Aim =
From the listing below, pull out every line where the string "matplotlib" appears.

::: Data lines :::

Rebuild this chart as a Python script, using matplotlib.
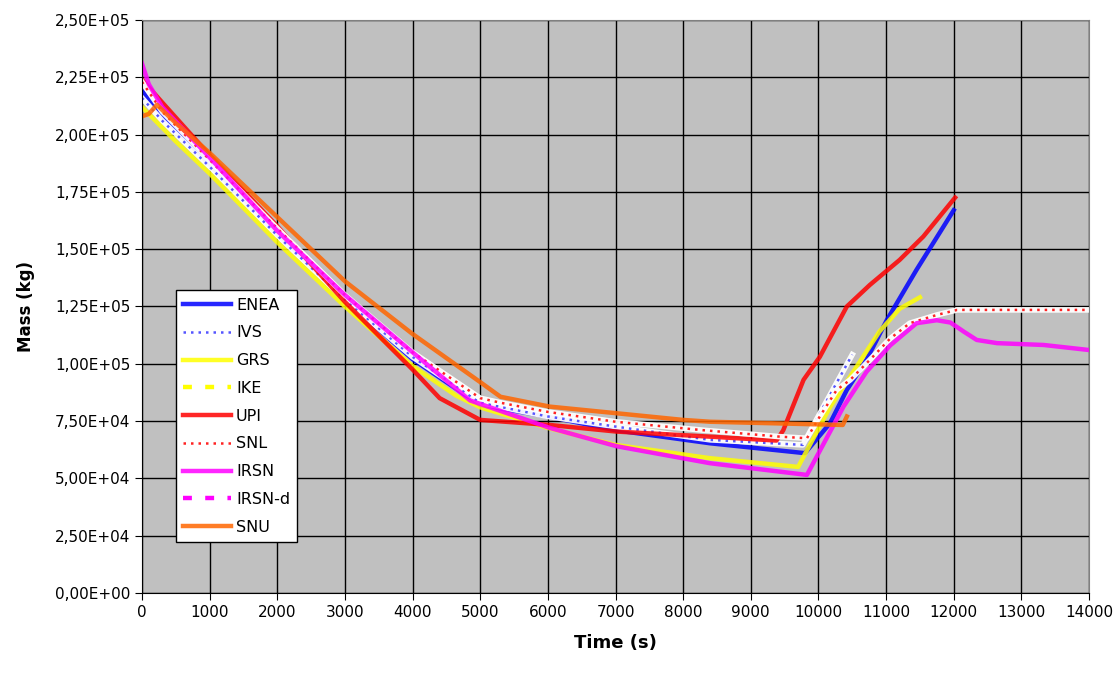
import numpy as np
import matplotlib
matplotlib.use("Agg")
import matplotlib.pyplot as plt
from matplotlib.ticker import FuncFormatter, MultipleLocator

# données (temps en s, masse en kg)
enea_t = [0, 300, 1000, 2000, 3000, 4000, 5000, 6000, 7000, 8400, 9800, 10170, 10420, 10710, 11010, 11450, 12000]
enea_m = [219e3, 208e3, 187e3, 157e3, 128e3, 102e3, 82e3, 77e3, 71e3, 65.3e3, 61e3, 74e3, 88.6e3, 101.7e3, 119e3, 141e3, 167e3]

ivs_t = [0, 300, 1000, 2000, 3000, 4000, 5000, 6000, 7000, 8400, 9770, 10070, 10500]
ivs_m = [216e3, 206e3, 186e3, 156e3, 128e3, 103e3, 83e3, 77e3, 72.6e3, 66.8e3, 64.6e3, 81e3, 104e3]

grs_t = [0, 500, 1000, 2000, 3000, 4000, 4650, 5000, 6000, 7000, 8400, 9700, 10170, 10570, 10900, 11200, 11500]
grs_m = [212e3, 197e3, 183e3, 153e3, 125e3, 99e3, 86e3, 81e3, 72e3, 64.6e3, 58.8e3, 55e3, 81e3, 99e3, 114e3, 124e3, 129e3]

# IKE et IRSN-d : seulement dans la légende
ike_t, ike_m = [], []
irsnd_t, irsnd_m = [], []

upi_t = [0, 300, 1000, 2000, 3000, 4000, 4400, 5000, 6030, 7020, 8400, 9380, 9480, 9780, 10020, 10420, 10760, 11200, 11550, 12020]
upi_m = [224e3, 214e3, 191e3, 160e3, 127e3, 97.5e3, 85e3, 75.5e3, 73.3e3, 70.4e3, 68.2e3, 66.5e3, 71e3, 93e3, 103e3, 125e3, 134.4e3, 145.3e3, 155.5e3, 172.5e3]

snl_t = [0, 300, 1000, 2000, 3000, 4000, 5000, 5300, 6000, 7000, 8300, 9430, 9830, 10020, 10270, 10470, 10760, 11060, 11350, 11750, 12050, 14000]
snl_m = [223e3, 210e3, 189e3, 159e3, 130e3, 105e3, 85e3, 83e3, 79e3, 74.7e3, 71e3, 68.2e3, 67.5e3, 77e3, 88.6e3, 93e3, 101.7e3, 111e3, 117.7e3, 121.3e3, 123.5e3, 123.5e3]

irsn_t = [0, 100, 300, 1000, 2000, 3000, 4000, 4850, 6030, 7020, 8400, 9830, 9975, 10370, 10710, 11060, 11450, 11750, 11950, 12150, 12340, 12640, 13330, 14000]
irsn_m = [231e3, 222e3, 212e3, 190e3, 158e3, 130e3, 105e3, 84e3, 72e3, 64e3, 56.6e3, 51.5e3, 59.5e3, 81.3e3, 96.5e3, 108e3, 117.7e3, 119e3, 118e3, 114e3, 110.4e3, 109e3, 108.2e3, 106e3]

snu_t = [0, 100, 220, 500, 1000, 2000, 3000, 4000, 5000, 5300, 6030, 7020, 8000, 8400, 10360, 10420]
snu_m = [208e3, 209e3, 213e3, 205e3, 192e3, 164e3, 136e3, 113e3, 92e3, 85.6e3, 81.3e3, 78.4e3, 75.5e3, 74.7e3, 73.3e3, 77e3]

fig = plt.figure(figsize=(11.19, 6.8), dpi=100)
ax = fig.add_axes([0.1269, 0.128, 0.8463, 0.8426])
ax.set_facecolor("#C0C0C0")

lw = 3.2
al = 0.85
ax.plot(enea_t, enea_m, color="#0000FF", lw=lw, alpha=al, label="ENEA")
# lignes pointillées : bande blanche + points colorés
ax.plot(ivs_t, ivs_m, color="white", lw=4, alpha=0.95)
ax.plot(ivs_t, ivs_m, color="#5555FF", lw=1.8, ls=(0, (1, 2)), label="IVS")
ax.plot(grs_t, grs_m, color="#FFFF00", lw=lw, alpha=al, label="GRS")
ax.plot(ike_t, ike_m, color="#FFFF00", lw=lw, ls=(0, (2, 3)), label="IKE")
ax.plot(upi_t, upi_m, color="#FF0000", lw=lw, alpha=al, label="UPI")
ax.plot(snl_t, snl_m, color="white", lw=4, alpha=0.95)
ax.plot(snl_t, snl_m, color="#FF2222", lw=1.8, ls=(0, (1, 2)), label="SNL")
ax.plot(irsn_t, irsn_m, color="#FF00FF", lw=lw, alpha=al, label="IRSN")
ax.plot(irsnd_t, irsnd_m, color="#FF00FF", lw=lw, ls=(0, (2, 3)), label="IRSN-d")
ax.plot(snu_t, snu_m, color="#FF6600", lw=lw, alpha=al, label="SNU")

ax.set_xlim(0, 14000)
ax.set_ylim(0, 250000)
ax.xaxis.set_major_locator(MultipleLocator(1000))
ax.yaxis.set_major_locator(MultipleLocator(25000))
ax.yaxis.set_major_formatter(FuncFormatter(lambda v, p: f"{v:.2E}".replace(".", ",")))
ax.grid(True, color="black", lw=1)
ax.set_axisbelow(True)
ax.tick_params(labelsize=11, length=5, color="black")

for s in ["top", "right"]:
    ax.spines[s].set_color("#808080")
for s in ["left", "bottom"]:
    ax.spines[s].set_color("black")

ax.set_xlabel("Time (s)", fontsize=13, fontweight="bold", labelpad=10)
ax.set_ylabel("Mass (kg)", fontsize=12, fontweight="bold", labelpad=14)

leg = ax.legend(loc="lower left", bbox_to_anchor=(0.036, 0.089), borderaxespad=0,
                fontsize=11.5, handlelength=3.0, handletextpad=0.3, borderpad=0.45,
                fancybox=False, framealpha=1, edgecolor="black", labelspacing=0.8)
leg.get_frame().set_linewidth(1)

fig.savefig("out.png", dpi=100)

:::

The completed task =
Rebuild this chart as a Python script, using matplotlib.
import matplotlib
matplotlib.use("Agg")
import matplotlib.pyplot as plt
from matplotlib.ticker import FuncFormatter, MultipleLocator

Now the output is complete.